- [Data excerpt]:
+++

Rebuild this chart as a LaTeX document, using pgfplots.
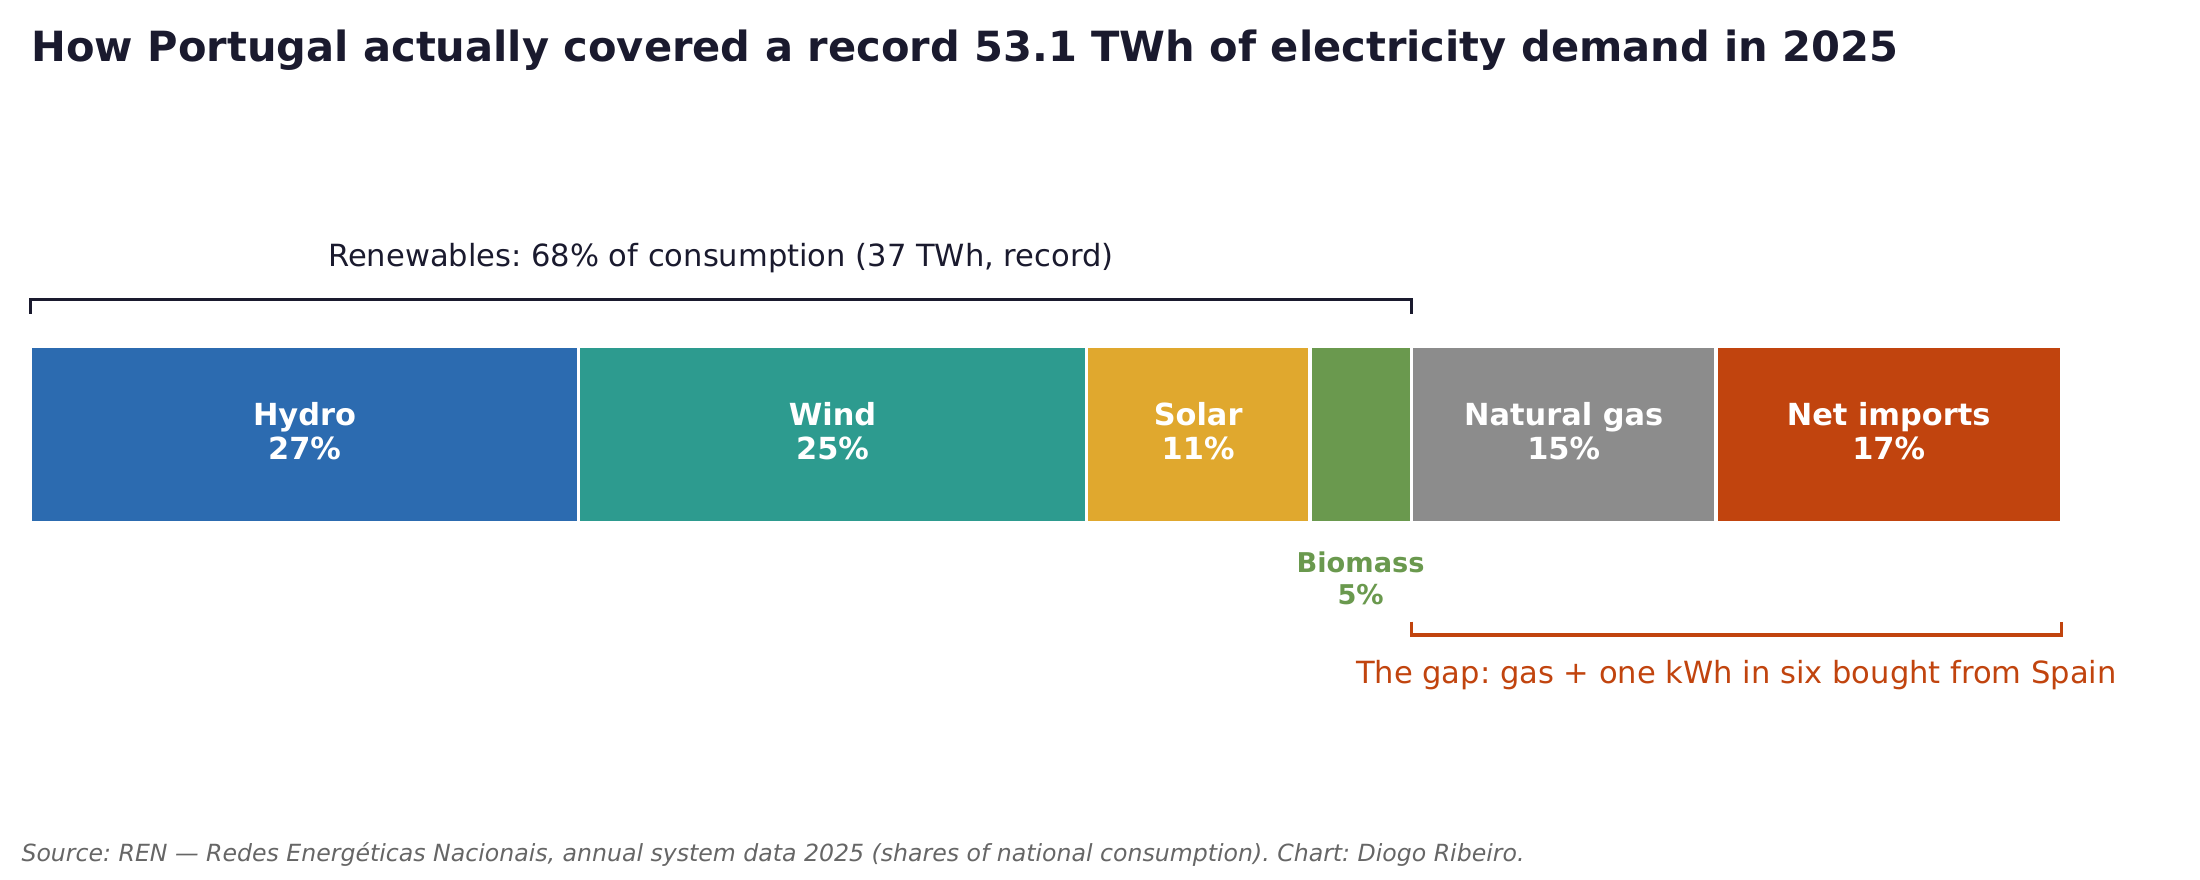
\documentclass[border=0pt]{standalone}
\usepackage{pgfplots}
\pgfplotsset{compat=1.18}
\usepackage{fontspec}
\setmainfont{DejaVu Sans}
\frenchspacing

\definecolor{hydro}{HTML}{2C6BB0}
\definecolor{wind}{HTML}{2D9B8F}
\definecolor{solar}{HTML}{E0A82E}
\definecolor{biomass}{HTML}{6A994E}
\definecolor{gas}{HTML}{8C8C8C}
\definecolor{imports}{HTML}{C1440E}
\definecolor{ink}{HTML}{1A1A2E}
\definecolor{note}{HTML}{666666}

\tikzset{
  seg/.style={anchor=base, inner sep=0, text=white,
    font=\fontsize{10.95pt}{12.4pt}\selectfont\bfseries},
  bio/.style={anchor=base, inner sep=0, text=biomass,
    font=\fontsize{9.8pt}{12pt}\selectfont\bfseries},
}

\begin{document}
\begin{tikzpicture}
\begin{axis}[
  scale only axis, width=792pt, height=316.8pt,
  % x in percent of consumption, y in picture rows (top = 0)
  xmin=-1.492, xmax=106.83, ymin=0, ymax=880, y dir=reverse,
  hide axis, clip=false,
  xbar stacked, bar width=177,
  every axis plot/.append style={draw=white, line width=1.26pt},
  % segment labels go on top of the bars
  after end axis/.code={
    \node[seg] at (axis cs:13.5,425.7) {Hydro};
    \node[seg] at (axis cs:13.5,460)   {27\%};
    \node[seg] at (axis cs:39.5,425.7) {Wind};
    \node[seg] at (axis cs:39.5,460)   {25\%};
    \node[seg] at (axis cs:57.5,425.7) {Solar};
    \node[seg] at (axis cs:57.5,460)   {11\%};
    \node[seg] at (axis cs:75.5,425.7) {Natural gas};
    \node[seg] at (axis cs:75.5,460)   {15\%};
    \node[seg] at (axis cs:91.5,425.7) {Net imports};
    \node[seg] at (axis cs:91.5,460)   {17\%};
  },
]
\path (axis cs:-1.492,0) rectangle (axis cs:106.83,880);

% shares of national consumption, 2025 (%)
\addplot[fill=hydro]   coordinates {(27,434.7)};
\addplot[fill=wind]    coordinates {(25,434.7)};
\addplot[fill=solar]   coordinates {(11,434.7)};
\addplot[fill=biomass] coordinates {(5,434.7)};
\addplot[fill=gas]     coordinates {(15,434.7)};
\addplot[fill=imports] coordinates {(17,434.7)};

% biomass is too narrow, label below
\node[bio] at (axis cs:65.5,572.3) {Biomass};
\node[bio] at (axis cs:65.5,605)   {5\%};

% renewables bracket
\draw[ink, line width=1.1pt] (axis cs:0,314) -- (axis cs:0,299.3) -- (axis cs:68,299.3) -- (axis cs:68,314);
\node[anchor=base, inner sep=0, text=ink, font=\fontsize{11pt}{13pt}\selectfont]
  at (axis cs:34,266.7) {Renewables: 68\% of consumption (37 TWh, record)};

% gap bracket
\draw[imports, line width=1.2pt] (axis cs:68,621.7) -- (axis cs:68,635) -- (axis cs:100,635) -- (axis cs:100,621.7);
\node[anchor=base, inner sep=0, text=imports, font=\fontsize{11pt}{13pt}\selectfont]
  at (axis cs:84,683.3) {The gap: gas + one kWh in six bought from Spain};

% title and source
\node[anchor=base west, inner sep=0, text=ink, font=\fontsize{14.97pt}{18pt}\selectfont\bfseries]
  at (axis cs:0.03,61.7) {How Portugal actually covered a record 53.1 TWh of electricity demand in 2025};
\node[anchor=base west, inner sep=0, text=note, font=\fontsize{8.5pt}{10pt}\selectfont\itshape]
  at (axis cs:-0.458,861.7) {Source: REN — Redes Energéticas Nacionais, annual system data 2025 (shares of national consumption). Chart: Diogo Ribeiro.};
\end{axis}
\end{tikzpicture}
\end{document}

+++

- [Task to complete]:
Restate the whole of the material word for word without the pictures.

- [Full output]:
Rebuild this chart as a LaTeX document, using pgfplots.
\documentclass[border=0pt]{standalone}
\usepackage{pgfplots}
\pgfplotsset{compat=1.18}
\usepackage{fontspec}
\setmainfont{DejaVu Sans}
\frenchspacing

\definecolor{hydro}{HTML}{2C6BB0}
\definecolor{wind}{HTML}{2D9B8F}
\definecolor{solar}{HTML}{E0A82E}
\definecolor{biomass}{HTML}{6A994E}
\definecolor{gas}{HTML}{8C8C8C}
\definecolor{imports}{HTML}{C1440E}
\definecolor{ink}{HTML}{1A1A2E}
\definecolor{note}{HTML}{666666}

\tikzset{
  seg/.style={anchor=base, inner sep=0, text=white,
    font=\fontsize{10.95pt}{12.4pt}\selectfont\bfseries},
  bio/.style={anchor=base, inner sep=0, text=biomass,
    font=\fontsize{9.8pt}{12pt}\selectfont\bfseries},
}

\begin{document}
\begin{tikzpicture}
\begin{axis}[
  scale only axis, width=792pt, height=316.8pt,
  % x in percent of consumption, y in picture rows (top = 0)
  xmin=-1.492, xmax=106.83, ymin=0, ymax=880, y dir=reverse,
  hide axis, clip=false,
  xbar stacked, bar width=177,
  every axis plot/.append style={draw=white, line width=1.26pt},
  % segment labels go on top of the bars
  after end axis/.code={
    \node[seg] at (axis cs:13.5,425.7) {Hydro};
    \node[seg] at (axis cs:13.5,460)   {27\%};
    \node[seg] at (axis cs:39.5,425.7) {Wind};
    \node[seg] at (axis cs:39.5,460)   {25\%};
    \node[seg] at (axis cs:57.5,425.7) {Solar};
    \node[seg] at (axis cs:57.5,460)   {11\%};
    \node[seg] at (axis cs:75.5,425.7) {Natural gas};
    \node[seg] at (axis cs:75.5,460)   {15\%};
    \node[seg] at (axis cs:91.5,425.7) {Net imports};
    \node[seg] at (axis cs:91.5,460)   {17\%};
  },
]
\path (axis cs:-1.492,0) rectangle (axis cs:106.83,880);

% shares of national consumption, 2025 (%)
\addplot[fill=hydro]   coordinates {(27,434.7)};
\addplot[fill=wind]    coordinates {(25,434.7)};
\addplot[fill=solar]   coordinates {(11,434.7)};
\addplot[fill=biomass] coordinates {(5,434.7)};
\addplot[fill=gas]     coordinates {(15,434.7)};
\addplot[fill=imports] coordinates {(17,434.7)};

% biomass is too narrow, label below
\node[bio] at (axis cs:65.5,572.3) {Biomass};
\node[bio] at (axis cs:65.5,605)   {5\%};

% renewables bracket
\draw[ink, line width=1.1pt] (axis cs:0,314) -- (axis cs:0,299.3) -- (axis cs:68,299.3) -- (axis cs:68,314);
\node[anchor=base, inner sep=0, text=ink, font=\fontsize{11pt}{13pt}\selectfont]
  at (axis cs:34,266.7) {Renewables: 68\% of consumption (37 TWh, record)};

% gap bracket
\draw[imports, line width=1.2pt] (axis cs:68,621.7) -- (axis cs:68,635) -- (axis cs:100,635) -- (axis cs:100,621.7);
\node[anchor=base, inner sep=0, text=imports, font=\fontsize{11pt}{13pt}\selectfont]
  at (axis cs:84,683.3) {The gap: gas + one kWh in six bought from Spain};

% title and source
\node[anchor=base west, inner sep=0, text=ink, font=\fontsize{14.97pt}{18pt}\selectfont\bfseries]
  at (axis cs:0.03,61.7) {How Portugal actually covered a record 53.1 TWh of electricity demand in 2025};
\node[anchor=base west, inner sep=0, text=note, font=\fontsize{8.5pt}{10pt}\selectfont\itshape]
  at (axis cs:-0.458,861.7) {Source: REN — Redes Energéticas Nacionais, annual system data 2025 (shares of national consumption). Chart: Diogo Ribeiro.};
\end{axis}
\end{tikzpicture}
\end{document}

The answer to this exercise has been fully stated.